Overall the game provided good story arcs and liked to explore themes of poverty and community, both of which were well thought out and provocative for the crowd we had. There was intrigue, interpersonal relationships, and fantastic character arcs. While I would never run the system myself, I would definitely play it again.

I decided, against my own wisdom, to run a short campaign of Summerland. While I loved the system, I stumbled at the open-endedness I had provided my players, and ended up giving up on the campaign before it had taken off. Initially, I had designed several prophets who would appear throughout the world as important and sometimes unimportant NPCs the PCs had originally met before The Event.

Now, if you're not familiar with Summerland, it's about the apocalypse happening, but it happened by nature taking back the world. Giant trees, feral humans, thinking animals... it's a terrifying and stunning landscape. I had run a game of it at FanExpo 2012 (discussed in another post soon!) and had done phenomenally with it.

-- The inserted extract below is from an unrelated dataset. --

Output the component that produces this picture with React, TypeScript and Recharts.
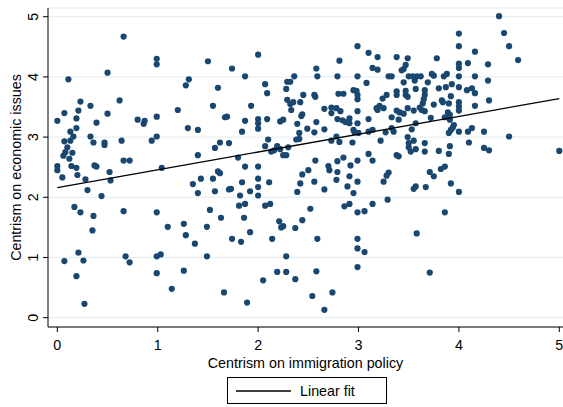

The system runs beautifully. The premise is the characters are traumatized individuals who aren't affected by the Call (something that pulls on the minds of humans and lures them into the feral world of the deep forest). However, they want to be part of a community, so they struggle to get over their trauma throughout the story. There are four base stats, each with two 'tags' that give descriptors, and then another set of rules for getting over shit, aka, your trauma.

Now, what the author meant by "trauma" is really kind of a fluffy still functional version of trauma. The examples in the book are good, but really, playing a person with a level of trauma that renders them incapable of living within society is really, really traumatic, and my friends and I negotiated it to mean people who could still function, otherwise the game would be impossible to play. So while not the dark level of trauma we know as trauma, it was still kinda traumatic? Although one player had a vegan girlfriend as his trauma, which was fair.

Two episodes in and one player and myself became very busy, both of us with school, and we ended up not ever picking the campaign up again. I intend to go back to it, one day. Overall I love the system, and would happily use it in any setting, and can't wait to play more of that world.

GURPS: Chronicles of Ancient Darkness
Oh boy. GURPS. Yeah. I played GURPS. So the great thing about GURPS is the fact that there's a rule for everything. This, in my opinion, is its downfall. CoAD was based on the novels by the same name written by Michelle Paver. It's about a kid in a stone age world (beginning of bronze) who goes on a quest and becomes a man over seven books, and deals with tribal life and spirits and other low-tech magics.

GURPS found a way to be about these things. Our GM, J., had us create every day folks in this setting and then continued to throw mystery and intrigue at us. Which would have worked, I think, if we felt capable or competent. Because we didn't, we shirked from battle, because we sucked at it, and when we did fight, we almost always came horrifically close to death. Although we spent over a year and a half playing, it was about a month of in-game time. The level of trauma our normal characters endured was enough that our final scene was each character going their separate ways, hoping never to be disturbed again.

J. wove a fantastic and dark tale with so many layers we floundered a little in the mystery. Everything was connected, and it all made sense, but it was nearly impossible for me to follow all of it. This was a lesson I learned in one of my other games. I personally found the fact that no NPCs knew anything extremely frustrating, as it meant our PCs never got answers. Another big road block in this campaign was the fact that the PCs didn't get along. At all. We had fist fights and yelling and party cohesion problems.

Each of us redid our character a little. Nudged them in the right direction, tried to find something to motivate them, and eventually we came to a point where everyone could live at the same campsite, mostly. Once the party cohesion problem was solved (again mostly), our ability to understand the narrative and dive deeper into it increased, and the story began to make more sense. Although we never did fully understand the depths, we hit an emotional exhaustion with the characters, and finished the first chapter of this story, then put it on a shelf for later as J. started up another campaign.

As themes, CoAD explored human nature, community, and responsibility. Only about a third of the players had read the source material (the novels) and therefore there was a schism in culture that some players brought to the table and others didn't know about. I found this extremely problematic, and as one of the few who had read all the books, it was a little disheartening to have folks not willing to even listen to the audiobook to get a sense of what that world was like. Although I can't demand people read things for game, this was one game I felt reading the material enriched the world and the characters.

The themes weren't explored as deeply as I would have liked, but I do feel there was a pressuring exhaustion in the characters I hadn't experienced before. Each day that we played became more and more tiring for the PCs and at the end, so badly did they just want everything to be done. It was reminiscent of Call of Cthulhu or Trail, where there's a keening desperation behind every thought and action, to the point of abandon recklessness at the end. That was my favourite thing of this campaign, that feeling of impending doom, and by the end, being willing to do anything to stop it, even killing a fellow clansman, which was against clan law (BIG DEAL).

And now...
There are other games I played, I'm sure. But I want to talk about them in greater depth. So for now, this is a good summary of what kept me occupied. In future discussions I'll be mentioning my on-going D&D 3.5 campaign with M., the best damn D&D DM I know of. I'll talk about FanExpo 2012 and 2013. I ran a kick-ass Deliria campaign this last year that needs discussion, so badly. And I'm also in an on-going zombie apocalypse game with C., and J. is now running a GURPS fantasy game. Lots of things to discuss, and future games to plot.